El primer poder de la República no tiene ley aplicable ni un reglamento sobre el acoso sexual –en casa de herrero…–, como sí lo tienen algunas otras dependencias públicas y algunos ministerios.
A raíz de un presunto acoso de un diputado a una asesora legislativa que con él laboraba, se ha dicho por parte de diputados y desde la Casa Presidencial que el parlamentario debe renunciar a su inmunidad. Ese privilegio por razón del cargo hace que los diputados no puedan ser juzgados por los tribunales comunes sin que antes se dé el desafuero por parte de la cámara legislativa.
Tal solicitud de renuncia a la inmunidad, que no al cargo, constituye una cortina de humo para que el asunto se diluya en terrenos abiertamente insospechados y se pierda por los montes de Ubeda. Debe tomare en cuenta que nuestra legislación ha radicado el tema del acoso sexual en el ámbito de las relaciones laborales, pero no en lo que toca al tema de los representantes populares en cuanto tales en relación con sus subalternos.
Lo primero que hay que preguntarse es si en nuestro medio existe o no el delito de acoso sexual que pueda ser perseguido penalmente y que amerite el desafuero, la respuesta es que tal figura punitiva únicamente se encuentra tipificada en la “Ley integral para la persona adulta mayor” de 1999, cuyo artículo 59 denominado “agresión sexual” reza: “Será sancionado con prisión de uno a tres meses quien acose sexualmente a una persona adulta mayor con proposiciones irrespetuosas o ademanes grotescos o mortificantes. La pena será de tres a seis meses de prisión cuando el acoso sexual consista en tocamientos inmorales o actos de exhibicionismo.”
Devaluación ética. El sujeto pasivo o víctima de ese ilícito es el adulto mayor, que son la personas de 65 o más años de edad, y la analogía no está permitida en materia penal.

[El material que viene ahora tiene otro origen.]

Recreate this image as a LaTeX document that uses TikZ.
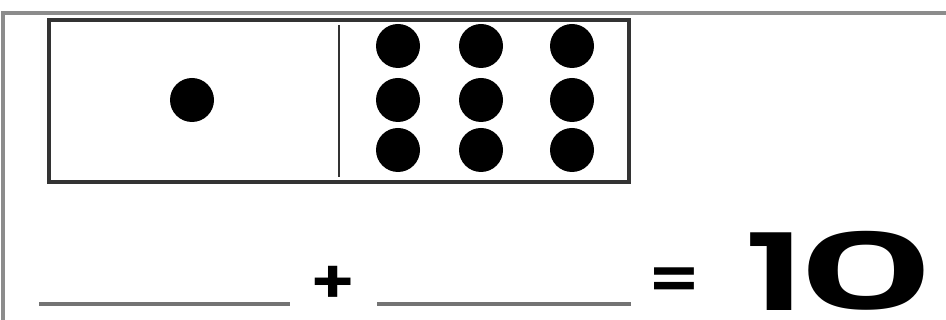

Esa artificial forma de abusar del derecho pidiendo la inocua renuncia del fuero, parece ya moneda corriente en nuestro medio en el que las disposiciones legales parecieran estar hechas para la burla de los maestros de las triquiñuelas y engañifas, y quienes lo hacen pasan, a juicio de algunos, no por desvergonzado sino por audaces.
No habiendo razón para someterse a los tribunales comunes a nada conduce la renuncia a la inmunidad, que no sea para que se laven las manos aquellos que deberían tener medios apropiados para que actos de esa naturaleza no queden impunes al menos en el ámbito de la ética –palabra, también en franca devaluación-, pero tal aspiración en el mundo de la política cae en terreno estéril y seco.
Por su parte, el Directorio legislativo ha optado por seguir un procedimiento administrativo abreviadísimo, por lo términos fijados en su resolución, mediante un órgano director, en aplicación, dice su acuerdo, del artículo 308 de la Ley General de la Administración Pública. Pues bien, ese precepto señala que el procedimiento administrativo debe instaurarse en aquellos casos en que “el acto final puede causar perjuicio grave al administrado, sea imponiéndole obligaciones, suprimiéndoles o denegándole derechos subjetivos, o por cualquier otra forma de lesión grave y directa a sus derechos o intereses legítimos…”
Si ese proceso es esencialmente disciplinario, lo que cabe preguntar es cuáles sanciones, previamente tipificadas –principio de legalidad-, tiene a mano el Directorio para iniciar el procedimiento, formular el pliego de cargos y advertirle al investigado no sólo de los hechos que se investigan sino de su presunta penalización. ¿O este es otro sainete?